In 2016, Grenadians voted overwhelmingly to reject seven pieces of legislation, including that of the CCJ, which would have reformed the Constitution the island received when it attained political independence from Britain 42 years ago.

They voted by a margin of 9,492 in favour with 12,434 against.

Prime Minister Keith Mitchell, soon after casting his ballot on Tuesday, had told reporters that if the referendum fails, there will not be another attempt to replace the Privy Council with the CCJ under his leadership.

Mitchell had said he was “quietly confident” that the two-thirds majority would have been achieved in getting Grenada to join the CCJ.
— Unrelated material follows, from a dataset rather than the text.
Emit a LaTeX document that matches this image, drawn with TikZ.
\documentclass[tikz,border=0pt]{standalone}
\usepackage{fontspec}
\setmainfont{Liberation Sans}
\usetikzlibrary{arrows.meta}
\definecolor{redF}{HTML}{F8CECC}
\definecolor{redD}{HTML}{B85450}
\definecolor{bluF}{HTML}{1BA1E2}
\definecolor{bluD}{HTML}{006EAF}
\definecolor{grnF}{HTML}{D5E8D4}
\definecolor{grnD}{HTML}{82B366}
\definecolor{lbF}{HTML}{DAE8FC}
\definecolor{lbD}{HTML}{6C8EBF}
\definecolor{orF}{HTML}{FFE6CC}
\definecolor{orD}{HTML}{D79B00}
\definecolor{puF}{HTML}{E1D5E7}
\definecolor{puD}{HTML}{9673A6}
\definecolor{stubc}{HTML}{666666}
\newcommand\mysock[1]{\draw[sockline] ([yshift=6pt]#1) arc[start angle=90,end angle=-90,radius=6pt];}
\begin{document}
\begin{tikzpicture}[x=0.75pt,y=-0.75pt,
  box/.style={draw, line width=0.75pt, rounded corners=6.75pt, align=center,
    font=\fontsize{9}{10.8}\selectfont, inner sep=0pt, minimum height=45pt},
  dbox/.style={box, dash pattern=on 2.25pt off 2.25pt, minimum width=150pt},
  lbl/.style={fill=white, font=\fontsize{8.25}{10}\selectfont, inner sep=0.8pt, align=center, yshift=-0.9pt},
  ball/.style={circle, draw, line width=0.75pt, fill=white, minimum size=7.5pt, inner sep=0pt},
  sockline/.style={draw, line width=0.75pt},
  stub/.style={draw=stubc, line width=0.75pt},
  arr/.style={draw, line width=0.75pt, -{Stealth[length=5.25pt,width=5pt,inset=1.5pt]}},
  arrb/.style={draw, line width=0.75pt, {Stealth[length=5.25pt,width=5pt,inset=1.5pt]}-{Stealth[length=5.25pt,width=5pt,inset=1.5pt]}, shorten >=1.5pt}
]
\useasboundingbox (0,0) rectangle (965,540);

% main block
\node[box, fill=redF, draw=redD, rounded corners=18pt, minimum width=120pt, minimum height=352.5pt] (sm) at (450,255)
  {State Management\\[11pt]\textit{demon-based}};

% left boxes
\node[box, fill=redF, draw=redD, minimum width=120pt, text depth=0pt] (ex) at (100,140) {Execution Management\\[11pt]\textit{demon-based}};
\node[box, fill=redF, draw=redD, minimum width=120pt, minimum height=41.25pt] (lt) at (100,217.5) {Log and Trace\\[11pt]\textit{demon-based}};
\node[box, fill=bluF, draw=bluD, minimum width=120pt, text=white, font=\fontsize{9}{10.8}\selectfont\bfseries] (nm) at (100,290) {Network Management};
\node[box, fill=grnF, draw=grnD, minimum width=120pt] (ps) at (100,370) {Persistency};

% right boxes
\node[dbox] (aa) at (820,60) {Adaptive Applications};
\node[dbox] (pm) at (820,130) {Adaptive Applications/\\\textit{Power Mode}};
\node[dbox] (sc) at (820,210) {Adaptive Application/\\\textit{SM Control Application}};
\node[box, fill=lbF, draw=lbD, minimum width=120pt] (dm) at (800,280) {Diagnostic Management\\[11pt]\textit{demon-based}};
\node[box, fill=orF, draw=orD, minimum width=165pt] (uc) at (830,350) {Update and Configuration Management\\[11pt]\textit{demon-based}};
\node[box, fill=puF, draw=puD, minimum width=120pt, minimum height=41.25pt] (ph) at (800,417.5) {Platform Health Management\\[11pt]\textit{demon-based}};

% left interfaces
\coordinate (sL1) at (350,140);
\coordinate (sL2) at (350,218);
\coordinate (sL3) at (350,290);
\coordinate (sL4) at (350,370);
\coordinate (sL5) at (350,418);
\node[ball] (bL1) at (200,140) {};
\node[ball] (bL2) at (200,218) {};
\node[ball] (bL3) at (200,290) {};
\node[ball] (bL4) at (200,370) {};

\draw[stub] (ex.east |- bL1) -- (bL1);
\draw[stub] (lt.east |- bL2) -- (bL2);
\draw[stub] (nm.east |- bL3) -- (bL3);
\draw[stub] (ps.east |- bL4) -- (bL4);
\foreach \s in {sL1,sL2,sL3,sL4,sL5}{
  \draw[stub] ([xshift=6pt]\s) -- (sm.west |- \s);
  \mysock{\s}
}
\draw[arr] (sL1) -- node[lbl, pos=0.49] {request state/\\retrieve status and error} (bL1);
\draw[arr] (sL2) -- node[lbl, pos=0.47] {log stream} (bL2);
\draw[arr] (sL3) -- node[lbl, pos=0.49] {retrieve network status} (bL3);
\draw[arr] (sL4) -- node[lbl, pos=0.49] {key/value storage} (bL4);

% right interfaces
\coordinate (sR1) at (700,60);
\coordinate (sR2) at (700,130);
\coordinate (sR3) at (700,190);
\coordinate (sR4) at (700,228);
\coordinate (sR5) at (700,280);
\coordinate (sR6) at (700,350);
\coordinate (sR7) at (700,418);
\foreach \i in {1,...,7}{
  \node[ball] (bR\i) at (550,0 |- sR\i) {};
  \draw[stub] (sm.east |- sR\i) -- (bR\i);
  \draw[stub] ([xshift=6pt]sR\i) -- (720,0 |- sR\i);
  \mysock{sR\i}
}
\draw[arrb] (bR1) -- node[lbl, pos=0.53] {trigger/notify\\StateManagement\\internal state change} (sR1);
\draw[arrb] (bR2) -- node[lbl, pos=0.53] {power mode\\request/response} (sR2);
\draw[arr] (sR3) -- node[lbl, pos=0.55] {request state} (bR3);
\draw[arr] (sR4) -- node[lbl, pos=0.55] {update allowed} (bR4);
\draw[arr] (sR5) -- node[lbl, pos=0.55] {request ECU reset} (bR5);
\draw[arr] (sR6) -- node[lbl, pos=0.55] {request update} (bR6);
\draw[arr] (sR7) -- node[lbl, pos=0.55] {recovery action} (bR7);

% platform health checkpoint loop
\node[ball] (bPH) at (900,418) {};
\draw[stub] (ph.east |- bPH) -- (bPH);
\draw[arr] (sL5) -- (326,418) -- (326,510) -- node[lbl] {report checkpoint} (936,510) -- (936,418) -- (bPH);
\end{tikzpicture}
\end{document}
“I really don’t have a problem with voices who say they want to say no but to concoct false stories to confuse people, for what I reason I don’t know,” he said, adding, “This is not about party, this is about our children and grandchildren”.

The main opposition National Democratic Congress (NDC), which initially had supported the move to replace the Privy Council, had urged the population to vote “no” on Tuesday with the party’s interim leader, Joseph Andall, saying that the new position was taken because members were not satisfied with the process.

“For example, two of the persons who were involved in drafting the Bill are members of the Advisory Committee, therefore they have a vested interest in defending and protecting the bill, it means there is no objectivity when it comes to a discussion regarding discrepancies, flaws or omission,” he said.

7 replies on “Grenadians vote against replacing Privy Council with CCJ”

  1. One down – …more to go! Grenada is now clear and out of the way with that. All eyes are now on us -….waiting with great anticipation.

  2. The pitiful voter turnout in both Grenada and Antigua also prove the people didn’t want to abolish appeals to the Privy Council.

  3. Good going Grenada and Antigua. I truly hope Vincentians will ask the relevant questions and if this issue arises again, we will not hide behind political allegiance.

  4. Now both places need to investigate the previous polling at the recent elections, because like those in SVG they may well have been rigged.

  5. Bravo Antigua and Grenada I wish them both well next up Barbados for the people of Barbados never had such a choice it was forced on them some never knew about it till it was all over the news a woman was taking the government of Barbados to this court.

  6. The results were far worse than they appear for the “yes” sides when account is also taken of the low registered voter turnout: 28 percent in Grenada and 34 percent in Antigua.

    When people don’t vote in elections or referenda, it is because of either apathy or satisfaction with the status quo.

    Taking into account voter turnout, only 12 percent of eligible voters in Grenada supported abandoning the Judicial Committee of the Privy Council for the CCJ; in Antigua and Barbuda, this figure was a lowly 16 percent.

    Clearly, the people of both countries rejected the entreaties of their political and intellectual elites, a sure sign of distruct in the entire Caribbean political-legal hierarchy, a distrust that is well deserved.

    The question now is what these same elites will concoct, in SVG elsewhere, short of armed revolution and/or martial law, to make an end run around their Constiutions to effect the governance changes they so deary want.